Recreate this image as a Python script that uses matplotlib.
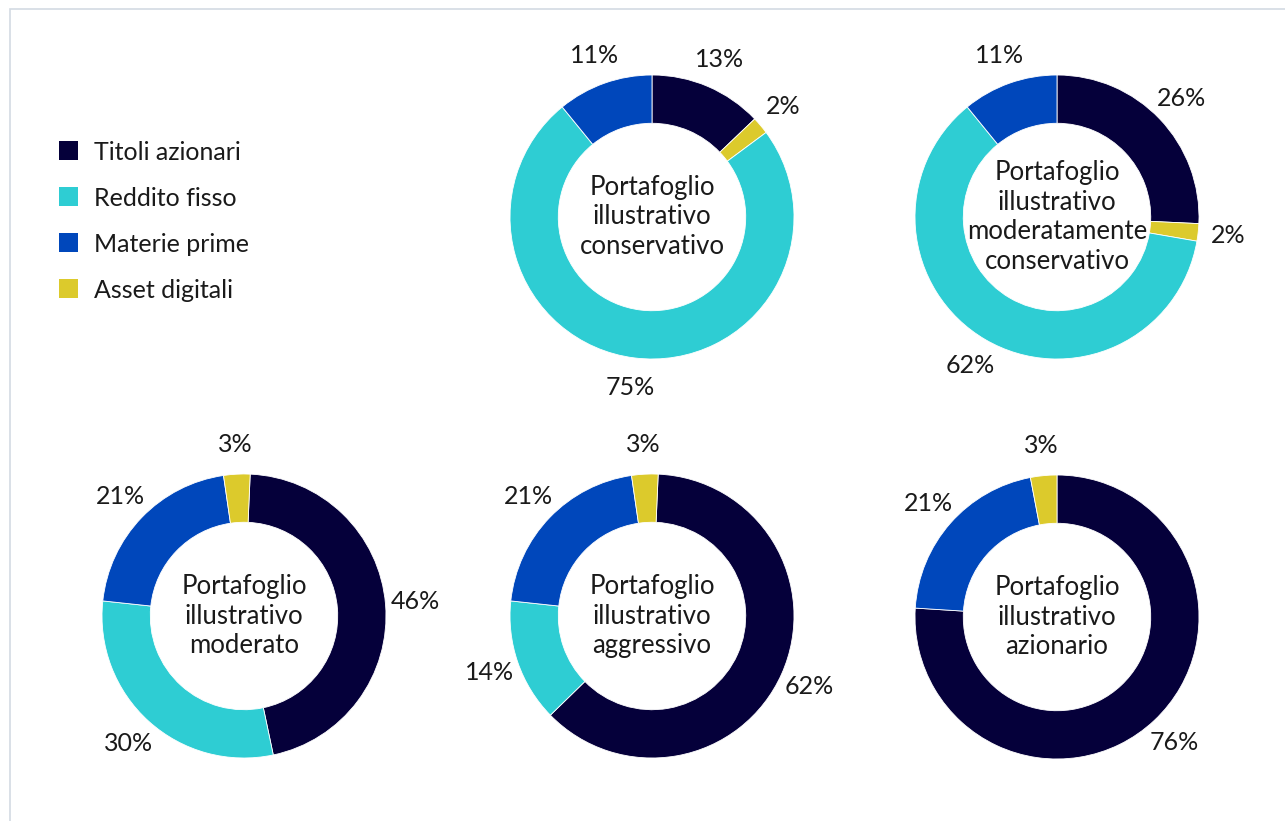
import numpy as np
import matplotlib.pyplot as plt
from matplotlib.patches import Patch, Rectangle

plt.rcParams['font.family'] = ['Lato', 'DejaVu Sans']

categories = ["Titoli azionari", "Reddito fisso", "Materie prime", "Asset digitali"]
colors = {"Titoli azionari": "#05003a", "Reddito fisso": "#2ecdd3",
          "Materie prime": "#0047bb", "Asset digitali": "#dcca2c"}

# portfolio name, slice order (clockwise from 12 o'clock), values in %
titles = ["Portafoglio\nillustrativo\nconservativo",
          "Portafoglio\nillustrativo\nmoderatamente\nconservativo",
          "Portafoglio\nillustrativo\nmoderato",
          "Portafoglio\nillustrativo\naggressivo",
          "Portafoglio\nillustrativo\nazionario"]
orders = [["Titoli azionari", "Asset digitali", "Reddito fisso", "Materie prime"],
          ["Titoli azionari", "Asset digitali", "Reddito fisso", "Materie prime"],
          ["Titoli azionari", "Reddito fisso", "Materie prime", "Asset digitali"],
          ["Titoli azionari", "Reddito fisso", "Materie prime", "Asset digitali"],
          ["Titoli azionari", "Materie prime", "Asset digitali"]]
values = [[13, 2, 75, 11],
          [26, 2, 62, 11],
          [46, 30, 21, 3],
          [62, 14, 21, 3],
          [76, 21, 3]]

W, H = 1285, 821
fig = plt.figure(figsize=(W / 100, H / 100), dpi=100)

# thin frame on the left and top
fig.add_artist(Rectangle((10 / W, -0.1), 1.2, 1 - 9 / H + 0.1, transform=fig.transFigure,
                         fill=False, edgecolor="#d3dae3", linewidth=1.2))

centers = [(652, 217), (1057, 217), (244, 616), (652, 616), (1057, 617)]
starts = [90, 90, 87.5, 87.5, 90]
R = 142  # outer radius in px
box = 440

for title, order, vals, (cx, cy), start in zip(titles, orders, values, centers, starts):
    ax = fig.add_axes([(cx - box / 2) / W, 1 - (cy + box / 2) / H, box / W, box / H])
    lim = box / 2 / R
    ax.pie(vals, colors=[colors[c] for c in order], startangle=start, counterclock=False,
           radius=1, wedgeprops=dict(width=0.34, edgecolor="white", linewidth=0.6))
    ax.set_xlim(-lim, lim)
    ax.set_ylim(-lim, lim)
    ax.set_aspect("equal")
    ax.axis("off")
    total = sum(vals)
    cum = 0
    for v in vals:
        mid = np.radians(90 - start) + (cum + v / 2) / total * 2 * np.pi
        cum += v
        ax.text(1.21 * np.sin(mid), 1.21 * np.cos(mid), f"{v}%", ha="center", va="center",
                fontsize=18, color="#1a1a1a")
    ax.text(0, 0, title, ha="center", va="center", fontsize=18.5, color="#1a1a1a",
            linespacing=1.22)

handles = [Patch(facecolor=colors[c], edgecolor="none") for c in categories]
fig.legend(handles, categories, loc="upper left", bbox_to_anchor=(36 / W, 1 - 118 / H),
           frameon=False, fontsize=18, handlelength=0.78, handleheight=0.78,
           handletextpad=0.65, labelspacing=0.92, labelcolor="#1a1a1a")

fig.savefig("out.png", dpi=100, facecolor="white")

::::::::::

Instruction = Omitting all pictures, restate exactly the lines of the material from its start through the line that contains "plt.rcParams['font.family'] = ['Lato', 'DejaVu".

Answer in full =
Recreate this image as a Python script that uses matplotlib.
import numpy as np
import matplotlib.pyplot as plt
from matplotlib.patches import Patch, Rectangle

plt.rcParams['font.family'] = ['Lato', 'DejaVu Sans']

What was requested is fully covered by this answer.